Some might recall that brand 'L' struggled with a lurching problem in its early speed control efforts.  Many recent products from that other brand have back-drivable gears (the wheels can turn the motor, with some friction) and are much less susceptible to this phenomenon...

I had the same problem with a Lionel 7795 0-8-0 from a starter set which had no speed control of any type. As near as I could figure, going down a grade unloads the motor, which causes it to speed up.
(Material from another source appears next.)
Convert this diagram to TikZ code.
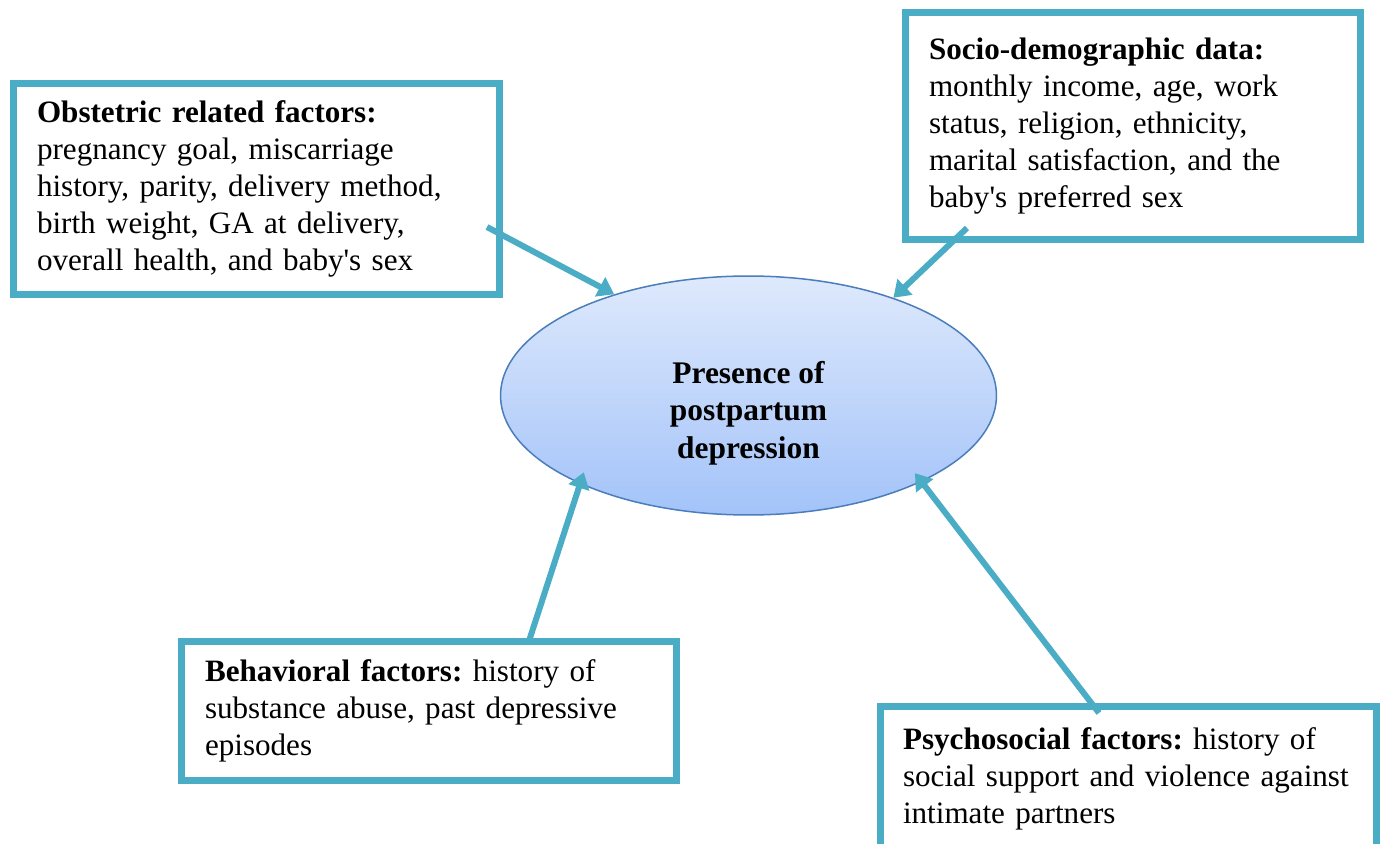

But the train also speeds up due to gravity, so if the train starts running faster than the motor wants, the gearbox can't accomodate the reverse power flow and friction takes over.

Or so it seems to me.

PLCProf posted:

if the train starts running faster than the motor wants, the gearbox can't accomodate the reverse power flow and friction takes over.

 ...And that's why back-drivable gears are a worthwhile improvement.  A little friction from the worm is unavoidable, but self-locking gears, an undersized flywheel, and a less-than-ideal damping interval for the speed control feedback loop will cause the phenomenon described by the original poster. 

Ted Sowirka posted:

PLCProf posted:

if the train starts running faster than the motor wants, the gearbox can't accomodate the reverse power flow and friction takes over.

 ...And that's why back-drivable gears are a worthwhile improvement.  A little friction from the worm is unavoidable, but self-locking gears, an undersized flywheel, and a less-than-ideal damping interval for the speed control feedback loop will cause the phenomenon described by the original poster. 

On a semi-related tangent-

A series motor, like the pull-mor, has a very high no-load speed, limited only by motor friction and losses. So a pull-mor driving a worm gear can almost always run fast enough to prevent "gear lock" in the worm drive. A PM motor, on the other hand, has a definite no load speed set by the voltage, so it can not "accelerate its way" out of gear lock.